Avec le riz, il faut 205 kg de balles pour produire 75 kg de matière carbonisée et 205 kg de coques de café pour 50 kg de matière carbonisée.
« La Côte d’Ivoire produit 1.300.000 tonnes de cacao produit par an, 100.000 tonnes de café, 900.000 tonnes de maïs…la grande partie des déchets agricoles de premier niveau sont rejetés dans la nature créant une nouvelle source de pollution. Le biocharbon pourrait aider à la absorber », explique Mme Kobon.
Au-delà de la lutte contre la pollution, le biocharbon peut être un moyen efficace de lutte contre la déforestation.
Chaque ménage ivoirien consomme en moyenne 4 Kg de bois ou 2 Kg de charbons de bois par jour soit l’équivalent de 5 Kg de bois frais ; ce qui implique chaque jour de nouveaux abattages.
L’Association des propriétaires de forêts naturelles et plantations d’Affery produit pour l’instant deux tonnes de biocharbon par an pour un marché urbain.
« La majorité de nos acheteurs viennent d’Abidjan et notre objectif de l’ONG est de porter la production annuelle de six tonnes à travers un renforcement de nos capacités techniques de production « , confie M. Coné.
La production de biocharbon à base de cabosses de cacao ou de résidus agricoles est un moyen de lutter contre la déforestation en Côte d’Ivoire.
En moins de quarante ans, la forêt ivoirienne a considérablement diminué passant de plus de 16 millions d’hectares en 1963, à quelque 1,9 millions aujourd’hui. La culture du cacao exerce en particulier une grande pression sur le couvert forestier.

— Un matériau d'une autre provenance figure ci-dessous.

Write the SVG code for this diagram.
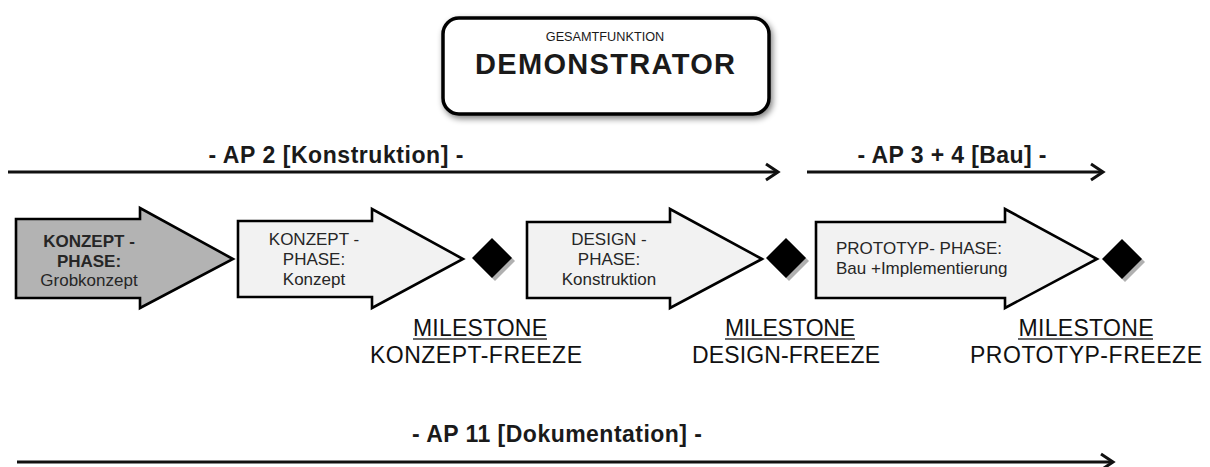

Plusieurs rapports produits par des ONG de défense de l’environnement soulignent que la culture du cacao pour répondre aux besoins du marché international entraine une forte déforestation.
Dans son rapport publié le 7 décembre 2018, l’ONG Mighty Earth estime qu’en Côte d’Ivoire et au Ghana – deux premiers producteurs mondiaux de cacao – la forêt a reculé face aux plans de cacao.
« La déforestation en 2018 s’élève à ce jour à 13.748 ha, soit la surface de 15.000 terrains de football. Ce chiffre est légèrement inférieur aux 21.000 terrains de football enregistrés pour 2017 et supérieur aux 13.000 terrains de football de forêt perdus en 2016 » précise le rapport.